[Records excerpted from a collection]
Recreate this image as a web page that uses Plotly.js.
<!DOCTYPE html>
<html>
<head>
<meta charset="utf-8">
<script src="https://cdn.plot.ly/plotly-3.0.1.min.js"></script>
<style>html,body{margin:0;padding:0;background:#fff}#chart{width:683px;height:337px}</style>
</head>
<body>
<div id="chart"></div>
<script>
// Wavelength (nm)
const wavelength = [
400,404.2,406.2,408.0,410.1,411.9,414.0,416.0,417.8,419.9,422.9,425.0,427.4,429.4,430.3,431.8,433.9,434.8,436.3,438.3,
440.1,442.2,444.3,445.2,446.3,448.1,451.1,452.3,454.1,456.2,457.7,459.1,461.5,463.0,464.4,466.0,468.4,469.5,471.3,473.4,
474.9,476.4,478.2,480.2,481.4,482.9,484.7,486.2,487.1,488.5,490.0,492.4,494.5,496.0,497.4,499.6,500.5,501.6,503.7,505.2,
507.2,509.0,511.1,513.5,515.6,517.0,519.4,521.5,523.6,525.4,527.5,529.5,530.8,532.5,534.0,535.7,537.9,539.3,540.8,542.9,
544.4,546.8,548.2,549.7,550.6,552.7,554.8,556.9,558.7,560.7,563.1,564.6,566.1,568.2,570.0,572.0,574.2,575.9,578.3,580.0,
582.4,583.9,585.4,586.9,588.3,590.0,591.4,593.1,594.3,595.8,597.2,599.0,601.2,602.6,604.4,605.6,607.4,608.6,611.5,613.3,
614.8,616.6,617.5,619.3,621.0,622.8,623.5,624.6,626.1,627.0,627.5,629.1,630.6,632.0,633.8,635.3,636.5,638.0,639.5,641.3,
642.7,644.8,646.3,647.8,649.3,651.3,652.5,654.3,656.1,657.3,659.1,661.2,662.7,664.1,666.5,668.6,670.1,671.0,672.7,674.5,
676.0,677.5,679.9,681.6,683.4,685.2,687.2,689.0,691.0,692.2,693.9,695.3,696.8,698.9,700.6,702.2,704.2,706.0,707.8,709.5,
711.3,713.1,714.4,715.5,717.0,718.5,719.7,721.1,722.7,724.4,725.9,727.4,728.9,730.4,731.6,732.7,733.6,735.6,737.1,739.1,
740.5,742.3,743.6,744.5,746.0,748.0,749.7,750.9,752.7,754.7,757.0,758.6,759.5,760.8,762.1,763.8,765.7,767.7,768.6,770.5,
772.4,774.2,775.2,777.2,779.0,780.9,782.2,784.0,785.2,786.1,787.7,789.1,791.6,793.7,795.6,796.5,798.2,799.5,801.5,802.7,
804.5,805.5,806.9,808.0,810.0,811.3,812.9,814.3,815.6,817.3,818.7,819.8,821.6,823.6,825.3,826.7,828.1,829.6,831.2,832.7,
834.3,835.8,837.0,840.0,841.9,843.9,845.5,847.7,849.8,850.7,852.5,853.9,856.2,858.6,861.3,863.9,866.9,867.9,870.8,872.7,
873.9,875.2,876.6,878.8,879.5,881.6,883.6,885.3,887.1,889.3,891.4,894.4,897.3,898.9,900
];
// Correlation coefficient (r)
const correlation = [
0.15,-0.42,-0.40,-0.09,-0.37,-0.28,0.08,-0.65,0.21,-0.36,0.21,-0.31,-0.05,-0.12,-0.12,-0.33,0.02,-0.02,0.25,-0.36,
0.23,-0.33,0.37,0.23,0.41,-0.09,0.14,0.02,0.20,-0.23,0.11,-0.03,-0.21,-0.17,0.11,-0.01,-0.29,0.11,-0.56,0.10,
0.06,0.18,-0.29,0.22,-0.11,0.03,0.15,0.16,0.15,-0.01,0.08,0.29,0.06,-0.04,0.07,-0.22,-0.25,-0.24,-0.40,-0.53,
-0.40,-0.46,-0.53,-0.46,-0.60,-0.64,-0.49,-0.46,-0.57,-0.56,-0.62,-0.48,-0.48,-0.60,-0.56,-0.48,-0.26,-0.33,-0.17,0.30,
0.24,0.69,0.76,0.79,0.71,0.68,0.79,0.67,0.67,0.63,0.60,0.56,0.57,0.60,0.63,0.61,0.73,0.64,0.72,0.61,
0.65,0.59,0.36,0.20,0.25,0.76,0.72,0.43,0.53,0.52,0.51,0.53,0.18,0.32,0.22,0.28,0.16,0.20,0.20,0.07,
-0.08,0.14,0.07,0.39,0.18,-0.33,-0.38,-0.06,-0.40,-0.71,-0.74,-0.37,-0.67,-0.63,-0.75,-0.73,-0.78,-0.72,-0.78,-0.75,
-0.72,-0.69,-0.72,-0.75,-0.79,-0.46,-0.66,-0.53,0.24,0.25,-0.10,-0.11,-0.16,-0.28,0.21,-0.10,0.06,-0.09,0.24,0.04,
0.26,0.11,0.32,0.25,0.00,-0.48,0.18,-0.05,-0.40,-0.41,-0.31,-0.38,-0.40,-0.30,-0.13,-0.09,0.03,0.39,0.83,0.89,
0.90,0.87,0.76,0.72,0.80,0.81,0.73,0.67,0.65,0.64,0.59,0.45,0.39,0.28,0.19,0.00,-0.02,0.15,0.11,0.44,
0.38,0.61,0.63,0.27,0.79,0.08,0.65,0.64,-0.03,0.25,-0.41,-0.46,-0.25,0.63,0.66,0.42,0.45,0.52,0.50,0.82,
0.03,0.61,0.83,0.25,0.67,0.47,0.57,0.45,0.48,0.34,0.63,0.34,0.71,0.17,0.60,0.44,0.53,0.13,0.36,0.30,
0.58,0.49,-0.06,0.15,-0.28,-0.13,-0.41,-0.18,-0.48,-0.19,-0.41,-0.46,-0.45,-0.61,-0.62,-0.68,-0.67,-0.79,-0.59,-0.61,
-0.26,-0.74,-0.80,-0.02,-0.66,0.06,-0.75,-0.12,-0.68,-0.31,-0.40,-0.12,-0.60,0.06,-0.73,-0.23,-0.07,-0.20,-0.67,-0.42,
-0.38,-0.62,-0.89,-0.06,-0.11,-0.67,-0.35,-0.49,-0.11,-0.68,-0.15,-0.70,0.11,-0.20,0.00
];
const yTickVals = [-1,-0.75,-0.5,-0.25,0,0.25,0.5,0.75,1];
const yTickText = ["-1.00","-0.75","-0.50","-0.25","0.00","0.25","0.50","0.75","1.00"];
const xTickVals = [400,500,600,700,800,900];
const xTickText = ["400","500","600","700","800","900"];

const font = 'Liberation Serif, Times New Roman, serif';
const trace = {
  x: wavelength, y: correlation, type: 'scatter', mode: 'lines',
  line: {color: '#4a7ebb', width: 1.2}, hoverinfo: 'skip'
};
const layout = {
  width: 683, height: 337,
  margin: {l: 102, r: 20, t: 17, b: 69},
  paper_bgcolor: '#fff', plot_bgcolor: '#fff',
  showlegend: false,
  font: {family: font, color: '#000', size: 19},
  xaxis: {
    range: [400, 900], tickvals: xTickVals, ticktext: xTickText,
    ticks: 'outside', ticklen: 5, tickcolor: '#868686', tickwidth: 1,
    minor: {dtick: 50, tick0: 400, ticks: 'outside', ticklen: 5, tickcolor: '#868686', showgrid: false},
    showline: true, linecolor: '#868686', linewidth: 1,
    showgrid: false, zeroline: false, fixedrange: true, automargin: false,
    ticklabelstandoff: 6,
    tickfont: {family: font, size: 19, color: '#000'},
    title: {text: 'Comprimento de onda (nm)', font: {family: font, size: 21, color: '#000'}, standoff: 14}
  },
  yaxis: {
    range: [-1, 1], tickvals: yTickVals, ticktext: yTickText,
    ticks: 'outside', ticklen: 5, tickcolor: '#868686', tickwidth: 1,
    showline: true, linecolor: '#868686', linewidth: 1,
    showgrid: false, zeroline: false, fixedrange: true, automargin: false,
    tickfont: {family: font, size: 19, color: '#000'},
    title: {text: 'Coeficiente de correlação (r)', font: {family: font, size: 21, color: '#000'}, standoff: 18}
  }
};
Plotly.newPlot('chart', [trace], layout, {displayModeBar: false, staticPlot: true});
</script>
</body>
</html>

--

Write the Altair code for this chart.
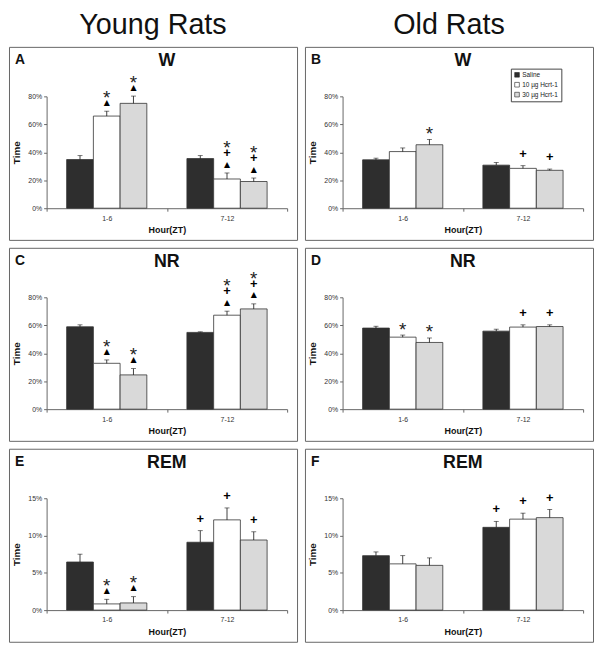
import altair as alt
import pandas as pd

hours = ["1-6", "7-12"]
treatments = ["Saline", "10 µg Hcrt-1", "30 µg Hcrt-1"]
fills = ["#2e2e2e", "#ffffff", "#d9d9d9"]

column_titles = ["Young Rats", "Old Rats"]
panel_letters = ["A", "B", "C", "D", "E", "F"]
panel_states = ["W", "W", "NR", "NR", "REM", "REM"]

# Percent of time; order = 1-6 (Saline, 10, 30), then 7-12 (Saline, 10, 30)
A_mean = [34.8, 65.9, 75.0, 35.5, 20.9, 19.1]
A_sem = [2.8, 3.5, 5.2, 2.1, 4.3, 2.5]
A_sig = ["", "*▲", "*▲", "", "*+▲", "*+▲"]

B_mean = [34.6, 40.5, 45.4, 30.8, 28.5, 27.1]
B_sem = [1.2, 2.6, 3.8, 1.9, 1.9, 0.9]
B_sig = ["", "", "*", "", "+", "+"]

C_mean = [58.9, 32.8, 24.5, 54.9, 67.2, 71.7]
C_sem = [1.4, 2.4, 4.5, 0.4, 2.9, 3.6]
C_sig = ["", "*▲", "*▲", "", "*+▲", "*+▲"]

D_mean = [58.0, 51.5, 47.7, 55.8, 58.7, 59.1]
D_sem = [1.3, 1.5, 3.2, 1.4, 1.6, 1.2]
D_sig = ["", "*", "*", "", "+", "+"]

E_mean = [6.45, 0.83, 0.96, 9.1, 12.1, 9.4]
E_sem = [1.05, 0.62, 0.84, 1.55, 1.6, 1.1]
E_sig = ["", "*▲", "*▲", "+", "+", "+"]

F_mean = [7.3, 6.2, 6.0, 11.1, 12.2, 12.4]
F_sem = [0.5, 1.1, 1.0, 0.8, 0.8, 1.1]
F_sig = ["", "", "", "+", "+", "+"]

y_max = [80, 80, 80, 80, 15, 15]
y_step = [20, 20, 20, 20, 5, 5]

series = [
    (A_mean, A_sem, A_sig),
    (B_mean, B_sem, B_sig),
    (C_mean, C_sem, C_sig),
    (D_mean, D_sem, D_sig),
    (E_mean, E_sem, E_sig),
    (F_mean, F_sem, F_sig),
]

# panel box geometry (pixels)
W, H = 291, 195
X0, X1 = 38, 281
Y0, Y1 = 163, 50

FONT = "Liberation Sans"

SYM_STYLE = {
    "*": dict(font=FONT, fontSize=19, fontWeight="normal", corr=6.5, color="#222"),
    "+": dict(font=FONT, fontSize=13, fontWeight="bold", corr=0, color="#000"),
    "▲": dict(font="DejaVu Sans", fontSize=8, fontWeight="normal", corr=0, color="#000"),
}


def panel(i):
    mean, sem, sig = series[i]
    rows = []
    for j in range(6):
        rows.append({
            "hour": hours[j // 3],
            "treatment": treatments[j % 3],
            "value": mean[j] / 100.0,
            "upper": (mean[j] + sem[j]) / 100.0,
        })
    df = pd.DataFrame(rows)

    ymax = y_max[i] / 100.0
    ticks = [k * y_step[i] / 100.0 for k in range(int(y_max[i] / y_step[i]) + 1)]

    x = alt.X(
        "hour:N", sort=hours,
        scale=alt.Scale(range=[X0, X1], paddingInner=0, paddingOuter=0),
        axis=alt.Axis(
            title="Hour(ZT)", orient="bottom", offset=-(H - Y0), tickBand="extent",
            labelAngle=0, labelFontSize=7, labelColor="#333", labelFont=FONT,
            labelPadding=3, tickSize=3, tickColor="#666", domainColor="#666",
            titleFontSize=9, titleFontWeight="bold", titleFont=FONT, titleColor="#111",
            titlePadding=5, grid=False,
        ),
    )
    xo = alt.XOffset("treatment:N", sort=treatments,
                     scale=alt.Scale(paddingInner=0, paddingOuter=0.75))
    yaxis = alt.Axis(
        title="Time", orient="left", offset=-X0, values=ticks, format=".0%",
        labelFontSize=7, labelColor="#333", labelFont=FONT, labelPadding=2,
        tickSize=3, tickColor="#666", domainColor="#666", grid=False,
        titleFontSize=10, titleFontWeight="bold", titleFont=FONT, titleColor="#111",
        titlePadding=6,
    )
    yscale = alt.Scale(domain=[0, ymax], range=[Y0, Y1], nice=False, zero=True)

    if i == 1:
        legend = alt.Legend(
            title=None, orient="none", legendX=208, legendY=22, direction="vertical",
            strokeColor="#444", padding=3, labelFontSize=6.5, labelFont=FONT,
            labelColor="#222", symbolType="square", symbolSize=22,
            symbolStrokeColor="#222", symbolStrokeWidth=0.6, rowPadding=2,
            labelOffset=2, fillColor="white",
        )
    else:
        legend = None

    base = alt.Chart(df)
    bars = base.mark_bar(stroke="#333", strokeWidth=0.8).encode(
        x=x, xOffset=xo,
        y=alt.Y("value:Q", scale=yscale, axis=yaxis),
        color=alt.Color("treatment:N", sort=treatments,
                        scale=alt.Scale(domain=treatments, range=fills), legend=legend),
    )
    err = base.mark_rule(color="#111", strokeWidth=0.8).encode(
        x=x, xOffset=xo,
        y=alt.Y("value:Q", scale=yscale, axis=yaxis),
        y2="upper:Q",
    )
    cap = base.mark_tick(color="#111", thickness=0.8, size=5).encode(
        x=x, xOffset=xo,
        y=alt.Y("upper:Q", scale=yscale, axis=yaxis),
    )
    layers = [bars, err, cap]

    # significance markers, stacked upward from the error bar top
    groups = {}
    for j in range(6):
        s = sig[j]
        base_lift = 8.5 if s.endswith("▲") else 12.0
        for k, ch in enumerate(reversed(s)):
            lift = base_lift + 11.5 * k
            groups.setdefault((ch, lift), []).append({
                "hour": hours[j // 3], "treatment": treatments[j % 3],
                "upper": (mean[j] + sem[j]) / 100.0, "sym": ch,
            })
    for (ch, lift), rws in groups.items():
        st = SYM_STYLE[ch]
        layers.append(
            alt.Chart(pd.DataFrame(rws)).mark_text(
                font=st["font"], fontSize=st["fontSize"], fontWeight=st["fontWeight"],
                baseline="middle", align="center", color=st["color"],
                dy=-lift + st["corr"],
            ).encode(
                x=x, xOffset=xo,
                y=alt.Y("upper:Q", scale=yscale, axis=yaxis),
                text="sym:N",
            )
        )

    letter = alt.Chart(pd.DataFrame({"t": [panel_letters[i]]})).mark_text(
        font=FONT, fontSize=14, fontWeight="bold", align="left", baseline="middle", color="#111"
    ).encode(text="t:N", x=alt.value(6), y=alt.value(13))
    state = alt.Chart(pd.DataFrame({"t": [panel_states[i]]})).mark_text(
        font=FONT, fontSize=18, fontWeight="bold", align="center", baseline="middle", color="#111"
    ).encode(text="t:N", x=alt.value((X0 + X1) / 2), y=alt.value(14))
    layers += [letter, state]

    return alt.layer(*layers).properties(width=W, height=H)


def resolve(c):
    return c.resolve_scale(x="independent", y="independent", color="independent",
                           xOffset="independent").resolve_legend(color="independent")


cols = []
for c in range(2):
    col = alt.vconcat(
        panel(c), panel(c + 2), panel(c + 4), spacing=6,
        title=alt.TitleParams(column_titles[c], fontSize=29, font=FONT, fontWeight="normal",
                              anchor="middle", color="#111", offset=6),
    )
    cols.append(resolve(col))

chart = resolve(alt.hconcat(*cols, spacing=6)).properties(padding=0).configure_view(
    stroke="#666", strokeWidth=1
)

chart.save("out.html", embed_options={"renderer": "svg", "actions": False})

== GIVEN EXERCISE ==
Give back only a number, the number of lines where the string "this" occurs.

== WRITTEN ANSWER ==
2